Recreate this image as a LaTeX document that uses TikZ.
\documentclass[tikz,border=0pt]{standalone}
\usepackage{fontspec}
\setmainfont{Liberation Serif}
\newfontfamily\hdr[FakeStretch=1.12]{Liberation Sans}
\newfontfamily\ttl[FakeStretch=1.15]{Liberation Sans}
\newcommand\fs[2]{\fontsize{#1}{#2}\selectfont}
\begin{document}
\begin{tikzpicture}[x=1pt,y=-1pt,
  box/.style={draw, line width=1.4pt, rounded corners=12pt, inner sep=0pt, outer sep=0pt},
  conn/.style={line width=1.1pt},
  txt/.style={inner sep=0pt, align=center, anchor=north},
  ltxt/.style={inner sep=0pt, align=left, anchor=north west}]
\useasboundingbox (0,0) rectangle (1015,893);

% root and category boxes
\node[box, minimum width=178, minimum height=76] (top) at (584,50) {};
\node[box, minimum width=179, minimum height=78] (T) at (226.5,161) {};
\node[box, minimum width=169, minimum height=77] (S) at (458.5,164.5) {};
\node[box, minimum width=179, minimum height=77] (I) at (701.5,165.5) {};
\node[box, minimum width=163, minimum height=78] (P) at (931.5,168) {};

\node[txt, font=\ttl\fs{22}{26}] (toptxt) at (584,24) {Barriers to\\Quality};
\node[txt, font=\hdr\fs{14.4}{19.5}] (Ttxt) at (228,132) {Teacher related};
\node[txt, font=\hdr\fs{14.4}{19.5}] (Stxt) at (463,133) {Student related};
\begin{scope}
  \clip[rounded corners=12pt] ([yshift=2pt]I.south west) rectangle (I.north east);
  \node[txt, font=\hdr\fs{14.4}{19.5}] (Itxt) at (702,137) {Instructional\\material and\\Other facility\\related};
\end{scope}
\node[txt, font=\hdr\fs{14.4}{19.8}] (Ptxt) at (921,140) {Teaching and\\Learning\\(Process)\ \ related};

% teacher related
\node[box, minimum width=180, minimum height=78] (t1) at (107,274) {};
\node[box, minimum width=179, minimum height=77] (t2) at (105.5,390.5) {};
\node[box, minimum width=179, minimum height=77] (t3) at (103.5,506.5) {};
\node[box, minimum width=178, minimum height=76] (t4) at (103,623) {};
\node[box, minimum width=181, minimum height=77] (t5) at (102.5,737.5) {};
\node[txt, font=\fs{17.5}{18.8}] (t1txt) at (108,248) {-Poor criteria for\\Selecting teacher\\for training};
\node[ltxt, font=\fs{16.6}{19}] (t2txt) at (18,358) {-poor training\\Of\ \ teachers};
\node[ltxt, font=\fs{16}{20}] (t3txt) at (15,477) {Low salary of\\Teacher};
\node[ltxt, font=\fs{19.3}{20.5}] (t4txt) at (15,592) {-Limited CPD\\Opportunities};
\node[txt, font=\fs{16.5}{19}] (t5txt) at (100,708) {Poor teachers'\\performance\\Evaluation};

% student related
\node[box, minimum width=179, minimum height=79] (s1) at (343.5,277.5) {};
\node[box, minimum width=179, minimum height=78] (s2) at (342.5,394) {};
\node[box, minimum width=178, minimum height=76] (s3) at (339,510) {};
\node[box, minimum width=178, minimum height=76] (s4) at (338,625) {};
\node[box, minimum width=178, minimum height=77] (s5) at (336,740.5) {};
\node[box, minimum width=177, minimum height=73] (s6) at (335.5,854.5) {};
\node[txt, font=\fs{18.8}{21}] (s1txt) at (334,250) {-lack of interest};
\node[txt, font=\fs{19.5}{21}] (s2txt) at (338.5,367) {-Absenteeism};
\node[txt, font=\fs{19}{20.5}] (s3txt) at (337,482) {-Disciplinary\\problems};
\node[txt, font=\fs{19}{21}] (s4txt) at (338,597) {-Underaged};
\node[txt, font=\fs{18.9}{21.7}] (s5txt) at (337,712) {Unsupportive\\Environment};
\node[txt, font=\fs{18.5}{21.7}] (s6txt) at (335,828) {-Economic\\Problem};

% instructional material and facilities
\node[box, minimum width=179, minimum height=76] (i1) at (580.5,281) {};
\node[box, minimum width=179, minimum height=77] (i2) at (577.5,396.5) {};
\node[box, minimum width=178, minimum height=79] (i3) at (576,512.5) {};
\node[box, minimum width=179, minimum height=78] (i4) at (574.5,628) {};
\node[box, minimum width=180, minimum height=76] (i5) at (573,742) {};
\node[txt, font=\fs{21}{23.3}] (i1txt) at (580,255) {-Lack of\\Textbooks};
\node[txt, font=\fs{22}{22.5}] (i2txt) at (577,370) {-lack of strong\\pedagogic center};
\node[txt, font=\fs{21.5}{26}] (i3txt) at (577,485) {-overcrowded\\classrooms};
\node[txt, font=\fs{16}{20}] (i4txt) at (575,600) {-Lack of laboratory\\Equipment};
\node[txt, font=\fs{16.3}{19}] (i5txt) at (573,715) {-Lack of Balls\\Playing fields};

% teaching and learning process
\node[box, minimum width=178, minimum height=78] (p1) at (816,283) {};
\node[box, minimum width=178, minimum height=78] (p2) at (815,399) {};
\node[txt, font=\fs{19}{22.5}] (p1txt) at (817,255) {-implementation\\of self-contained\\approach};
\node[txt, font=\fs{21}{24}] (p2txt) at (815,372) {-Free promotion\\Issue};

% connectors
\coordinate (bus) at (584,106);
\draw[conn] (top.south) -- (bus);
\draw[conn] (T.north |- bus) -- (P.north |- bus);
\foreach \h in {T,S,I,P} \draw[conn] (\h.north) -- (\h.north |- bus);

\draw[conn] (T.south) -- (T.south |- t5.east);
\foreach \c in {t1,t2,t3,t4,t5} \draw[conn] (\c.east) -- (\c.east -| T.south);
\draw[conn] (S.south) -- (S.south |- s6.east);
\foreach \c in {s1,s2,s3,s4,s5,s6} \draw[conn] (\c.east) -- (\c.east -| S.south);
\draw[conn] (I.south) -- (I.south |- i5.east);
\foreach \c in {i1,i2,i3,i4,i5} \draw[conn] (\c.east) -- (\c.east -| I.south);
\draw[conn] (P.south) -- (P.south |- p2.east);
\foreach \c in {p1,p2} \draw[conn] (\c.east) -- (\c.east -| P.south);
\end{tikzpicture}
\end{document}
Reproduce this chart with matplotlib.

◇ ◇ ◇ ◇

TASK GOAL:
Please print exactly what appears from the first line of the data through the line with "(Ptxt) at (921,140)", including both of those lines and nothing past them.

ANSWER TO THE PROBLEM:
Recreate this image as a LaTeX document that uses TikZ.
\documentclass[tikz,border=0pt]{standalone}
\usepackage{fontspec}
\setmainfont{Liberation Serif}
\newfontfamily\hdr[FakeStretch=1.12]{Liberation Sans}
\newfontfamily\ttl[FakeStretch=1.15]{Liberation Sans}
\newcommand\fs[2]{\fontsize{#1}{#2}\selectfont}
\begin{document}
\begin{tikzpicture}[x=1pt,y=-1pt,
  box/.style={draw, line width=1.4pt, rounded corners=12pt, inner sep=0pt, outer sep=0pt},
  conn/.style={line width=1.1pt},
  txt/.style={inner sep=0pt, align=center, anchor=north},
  ltxt/.style={inner sep=0pt, align=left, anchor=north west}]
\useasboundingbox (0,0) rectangle (1015,893);

% root and category boxes
\node[box, minimum width=178, minimum height=76] (top) at (584,50) {};
\node[box, minimum width=179, minimum height=78] (T) at (226.5,161) {};
\node[box, minimum width=169, minimum height=77] (S) at (458.5,164.5) {};
\node[box, minimum width=179, minimum height=77] (I) at (701.5,165.5) {};
\node[box, minimum width=163, minimum height=78] (P) at (931.5,168) {};

\node[txt, font=\ttl\fs{22}{26}] (toptxt) at (584,24) {Barriers to\\Quality};
\node[txt, font=\hdr\fs{14.4}{19.5}] (Ttxt) at (228,132) {Teacher related};
\node[txt, font=\hdr\fs{14.4}{19.5}] (Stxt) at (463,133) {Student related};
\begin{scope}
  \clip[rounded corners=12pt] ([yshift=2pt]I.south west) rectangle (I.north east);
  \node[txt, font=\hdr\fs{14.4}{19.5}] (Itxt) at (702,137) {Instructional\\material and\\Other facility\\related};
\end{scope}
\node[txt, font=\hdr\fs{14.4}{19.8}] (Ptxt) at (921,140) {Teaching and\\Learning\\(Process)\ \ related};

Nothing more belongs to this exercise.